Topi ciechi hanno riacquistato la vista dopo l’impianto nella retina di cellule della pelle riprogrammate con una nuova tecnica lampo, che in pochi giorni le ha trasformate in fotorecettori senza passare per lo stadio intermedio di cellule staminali. Il risultato è pubblicato su Nature dal National Eye Institute, parte dei National Institutes of Health americani, e promette di accelerare lo sviluppo di nuove terapie cellulari, ad esempio per le malattie della retina come la degenerazione maculare.
“Si tratta di un risultato molto importante: nessuno finora era riuscito a ottenere fotorecettori con un salto così diretto nella riprogrammazione”, commenta Carlo Alberto Redi, direttore del Laboratorio di Biologia dello Sviluppo dell’Università di Pavia. Lo studio americano potrebbe avere una portata rivoluzionaria “soprattutto per l’ampio ventaglio di applicazioni terapeutiche, per gli occhi e non solo. Per questo motivo – sottolinea l’esperto – va accolto con cautela, visto il precedente drammatico del caso Stap”, il metodo di riprogrammazione lampo pubblicato nel 2014 su Nature dalla biologa giapponese Haruko Obokata e rivelatosi poi un falso: fu un vero e proprio scandalo mondiale, che spinse al suicidio il mentore della ricercatrice, Yoshiki Sasai.

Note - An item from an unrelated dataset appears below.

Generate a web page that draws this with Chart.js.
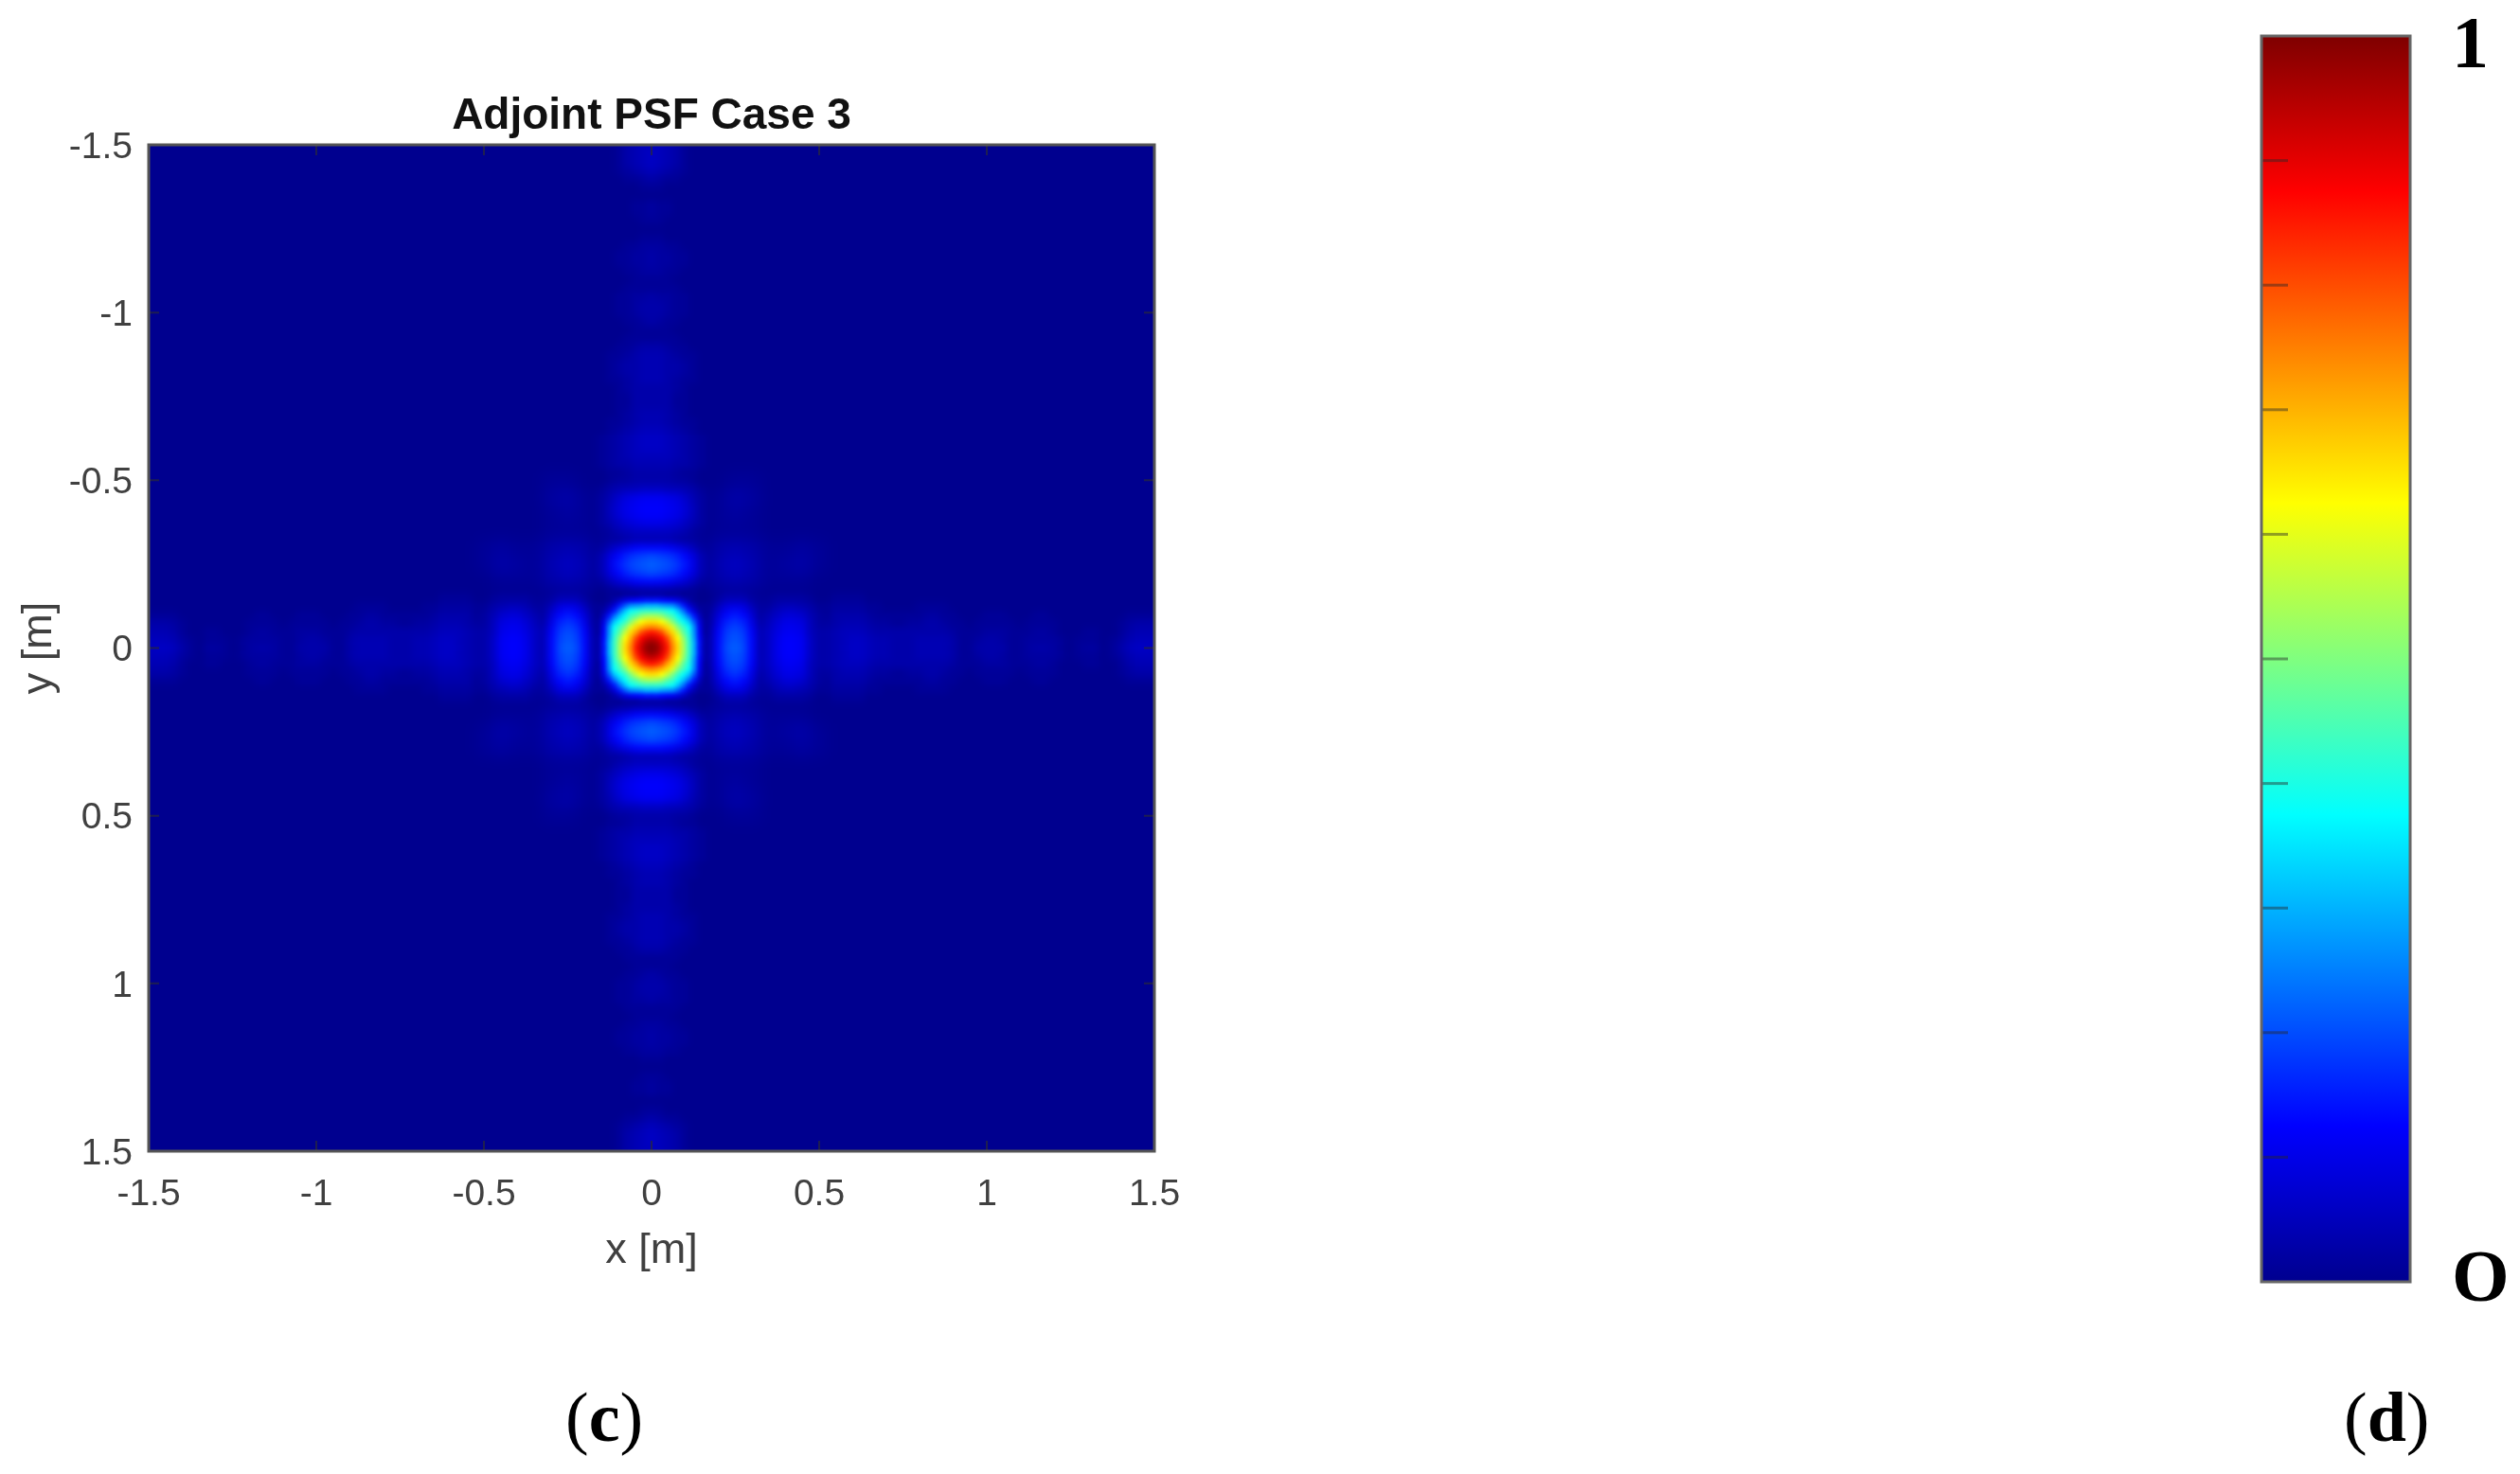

Se la tecnica della Obokata era da subito sembrata troppo semplice per essere vera, il nuovo metodo di riprogrammazione espresso messo a punto dagli americani pare decisamente più raffinato. Le cellule della pelle (fibroblasti) sono state immerse in un cocktail composto da cinque piccole molecole, capaci di attivare nel Dna i geni tipici delle cellule fotosensibili della retina chiamate bastoncelli. La trasformazione è avvenuta in appena una decina di giorni invece che in sei mesi. I fotorecettori riprogrammati sono stati quindi impiantati nella retina di 14 topi colpiti da degenerazione maculare: sei sono tornati ad essere sensibili alla luce e hanno riacquistato la capacità di restringere la pupilla in condizioni di scarsa luminosità. Il trapianto ha funzionato anche su topi con una degenerazione della retina molto avanzata. A distanza di tre mesi, i fotorecettori sviluppati in laboratorio hanno dimostrato di essere ancora vivi e perfettamente connessi ai neuroni della retina.
“Se riusciremo a migliorare l’efficienza di questa conversione cellulare diretta, potremo accorciare i tempi per sviluppare modelli di malattia o potenziali terapie cellulari”, afferma Kapil Bharti, che al Nei coordina la ricerca traslazionale sulle cellule staminali e dell’occhio.